Business Standard

Pick up in volume growth key to Nestle's prospects

More launches needed, believe analysts, given that the management continues to be cautious on demand trend

Sheetal Agarwal Mumbai
Nestle India's stock price has gained almost 32 per cent from its low of Rs 4,648 on May 16, the day the Modi government was voted to power, outperforming the Sensex along with peers Hindustan Unilever (HUL) and Colgate.

Analysts say the rally is led by hopes of an economic recovery-led pick-up in consumer demand, especially from urban markets. However, there are no clear signs of a demand recovery yet, at least for Nestle, though peers such as HUL continue to report relatively better volume/revenue growth.

For the September quarter, too, Nestle’s volume growth remained under pressure. Motilal Oswal Securities (MOSL)’s analysts peg the domestic volume growth at 0-1 per cent. Management's cautious tone also implies that recovery in this metric is still some time away.

Analysts, thus, expect the company to post muted volume growth of one to two per cent in the near term, and are factoring in meaningful gains only from calendar year (CY) 2015. They peg volume growth at three to four per cent for CY15 and five to six per cent in CY16.

Though Nestle is taking steps to improve margins, increased competition across categories, continuous aggression in advertising spending and innovations will keep these in check, believe analysts. In this backdrop, most of them are neutral to bearish on the scrip.

“We remain negative on Nestle as we see a protracted recovery ahead, with no near-term respite visible. The valuations at 42.7 times the CY15 estimated earnings are rich, offering an unfavourable risk-reward," says Gaurang Kakkad of Religare Capital Markets.

Of the 20 analysts polled by Bloomberg since Tuesday, when the results were declared, 12 have a 'sell', six a 'hold' and two a 'buy' rating on the stock. Their average target price is Rs 5,344, a downside of 13 per cent from current levels. Though the stock jumped 3 per cent on Wednesday to close at Rs 6,129 on the National Stock Exchange, the gain might not sustain for long.

  Q3 volumes muted
Nestle’s results for its third quarter (Q3), ending September, were broadly in line with Street expectations. Revenue was Rs 2,570 crore, up 8.9 per cent over a year and largely driven by price increases. In addition, grammage reduction in some brands and launch of new variants helped.

Domestic business was the key driver.

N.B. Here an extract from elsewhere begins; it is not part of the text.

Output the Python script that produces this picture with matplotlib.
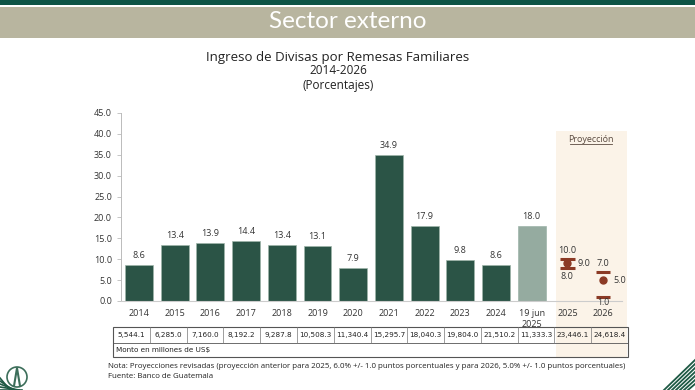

At Rs 2,399 crore, domestic revenue was up 9.9 per cent over a year. While this is the second quarter of nine-plus per cent growth and suggests the management’s effort to revive sales growth is showing results, it is again short of peer HUL, which posted a fourth straight quarter of double-digit growth in packaged foods revenue (up 13.4 per cent). Nestle has posted 4.6 per cent and 2.9 per cent sales growth in the December 2013 and March 2014 quarters, respectively. Volume growth, too, remains muted.

Export sales declined 3.9 per cent to Rs 159 crore due to lower coffee exports and impacted overall numbers. Among key products, Maggi Oats noodles, Vegetable Atta noodles, Kit Kat, Nescafe, Milkmaid and Everyday had healthy growth.

On the cost front, high prices of milk and milk products impacted the gross margin (down 114 basis points to 53.9 per cent) indicating the price rises taken so far were inadequate. The Ebitda (earnings before inteerest, taxes, depreciation and amortisation) margin was down only 11 bps points year-on-year, to 20.6 per cent, with a 90 bps fall in other expenses to 24.8 per cent of sales and a 20 bps savings in employee costs to 8.1 per cent of sales. But, some of these might not be sustainable on a longer-term basis.

A sharp fall in interest expenses, coupled with a lower tax rate, more than compensated for the fall in other income. Thus, net profit grew 9.2 per cent to Rs 311 crore.

Road ahead
Revival in volumes is crucial if Nestle's growth rates are to pick up and for the stock to gain more ground. Though the company is well-placed to gain from any recovery in urban demand, it will have to invest significantly in new launches and advertising, believe analysts.

"Under the new leadership, innovations have stepped up, with interesting launches, including Nestle Oats. However, in our view, Nestle needs to further accelerate new launches," says Abneesh Roy, associate director at Edelweiss Securities.

“Revival of urban consumption dynamics is a key pre-requisite for Nestle to go back to high-teen sales growth. Our channel checks do not suggest any imminent revival in the same,” write Gautam Duggad and Manish Poddar of MOSL in a post-results note.

ITC's potential entry in the instant and filter coffee segments is also seen as a big threat for Nestle's Nescafe.

On the positive side, strong brand recall and parentage are among Nestle's key strengths. Its record has also been good, with average top line growth of a little over 20 per cent (except CY12 till date, when growth rates have slipped), lending hope. For now, analysts are pegging sales growth at 11-13 per cent for CY15 and profit growth at 17-20 per cent.